══ Extracted information

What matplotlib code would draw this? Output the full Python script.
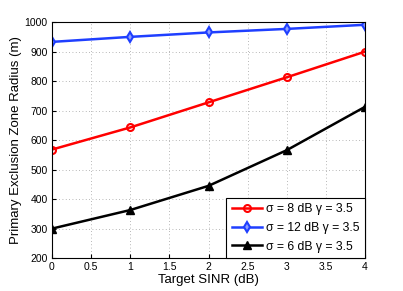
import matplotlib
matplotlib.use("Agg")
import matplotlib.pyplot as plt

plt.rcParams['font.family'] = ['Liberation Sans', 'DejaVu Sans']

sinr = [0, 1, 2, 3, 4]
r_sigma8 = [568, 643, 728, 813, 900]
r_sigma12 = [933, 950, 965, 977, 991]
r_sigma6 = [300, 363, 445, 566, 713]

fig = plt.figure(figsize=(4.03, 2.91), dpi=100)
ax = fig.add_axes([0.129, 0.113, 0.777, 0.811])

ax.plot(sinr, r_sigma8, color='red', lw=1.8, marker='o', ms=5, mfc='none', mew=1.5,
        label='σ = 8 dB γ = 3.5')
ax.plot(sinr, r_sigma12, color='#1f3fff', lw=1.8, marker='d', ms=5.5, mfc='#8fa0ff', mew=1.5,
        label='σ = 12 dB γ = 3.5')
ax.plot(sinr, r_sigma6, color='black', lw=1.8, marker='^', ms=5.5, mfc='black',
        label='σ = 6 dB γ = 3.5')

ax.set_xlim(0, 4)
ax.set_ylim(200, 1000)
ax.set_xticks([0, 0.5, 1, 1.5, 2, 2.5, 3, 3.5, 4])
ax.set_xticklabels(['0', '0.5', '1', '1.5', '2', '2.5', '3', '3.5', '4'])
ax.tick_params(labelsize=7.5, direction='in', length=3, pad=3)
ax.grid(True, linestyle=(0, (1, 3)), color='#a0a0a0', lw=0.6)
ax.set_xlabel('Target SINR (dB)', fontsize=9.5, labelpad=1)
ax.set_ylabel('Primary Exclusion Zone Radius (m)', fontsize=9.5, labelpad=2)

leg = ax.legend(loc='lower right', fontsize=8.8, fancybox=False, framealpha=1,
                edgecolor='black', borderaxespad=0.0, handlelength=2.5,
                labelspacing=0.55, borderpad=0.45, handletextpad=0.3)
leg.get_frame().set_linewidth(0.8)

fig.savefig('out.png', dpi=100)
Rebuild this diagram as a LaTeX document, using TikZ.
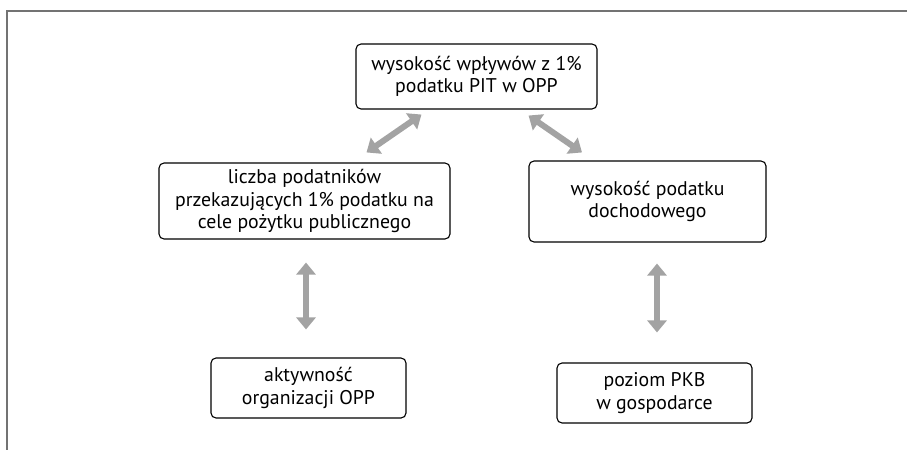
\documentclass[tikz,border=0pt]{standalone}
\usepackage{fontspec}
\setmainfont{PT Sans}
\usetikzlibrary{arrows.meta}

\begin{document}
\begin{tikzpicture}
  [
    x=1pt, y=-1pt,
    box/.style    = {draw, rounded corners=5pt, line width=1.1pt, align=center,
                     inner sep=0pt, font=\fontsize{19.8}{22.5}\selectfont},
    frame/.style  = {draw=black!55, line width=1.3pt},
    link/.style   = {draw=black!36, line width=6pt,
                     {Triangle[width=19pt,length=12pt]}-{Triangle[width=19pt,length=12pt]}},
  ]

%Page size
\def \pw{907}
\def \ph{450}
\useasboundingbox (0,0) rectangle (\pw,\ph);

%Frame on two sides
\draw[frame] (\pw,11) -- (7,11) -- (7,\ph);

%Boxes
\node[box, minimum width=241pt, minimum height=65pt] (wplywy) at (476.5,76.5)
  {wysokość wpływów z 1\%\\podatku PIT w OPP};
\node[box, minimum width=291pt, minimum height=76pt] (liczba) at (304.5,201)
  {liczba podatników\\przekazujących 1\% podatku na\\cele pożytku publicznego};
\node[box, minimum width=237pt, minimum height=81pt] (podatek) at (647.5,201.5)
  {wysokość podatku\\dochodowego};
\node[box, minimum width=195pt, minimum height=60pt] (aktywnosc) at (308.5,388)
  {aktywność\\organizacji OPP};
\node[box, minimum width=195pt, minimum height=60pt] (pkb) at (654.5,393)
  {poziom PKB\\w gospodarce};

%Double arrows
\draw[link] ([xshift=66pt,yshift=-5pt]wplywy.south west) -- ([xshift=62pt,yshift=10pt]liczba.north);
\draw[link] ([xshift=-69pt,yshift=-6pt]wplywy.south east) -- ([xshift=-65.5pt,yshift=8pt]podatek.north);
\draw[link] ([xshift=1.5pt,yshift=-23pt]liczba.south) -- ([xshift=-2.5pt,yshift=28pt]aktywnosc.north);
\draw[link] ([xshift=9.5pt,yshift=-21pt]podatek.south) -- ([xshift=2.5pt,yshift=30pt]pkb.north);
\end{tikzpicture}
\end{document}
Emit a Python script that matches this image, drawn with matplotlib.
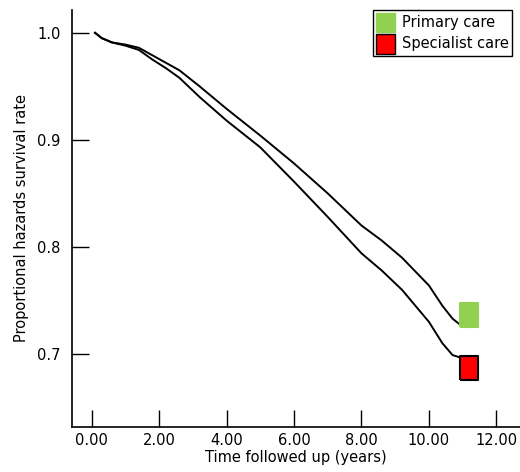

════

Your task is to list each line of the records with the word "matplotlib".

◆ Answer for the task ◆
What matplotlib code would draw this? Output the full Python script.
import matplotlib
matplotlib.use("Agg")
import matplotlib.pyplot as plt
Emit a Python script that matches this image, drawn with matplotlib.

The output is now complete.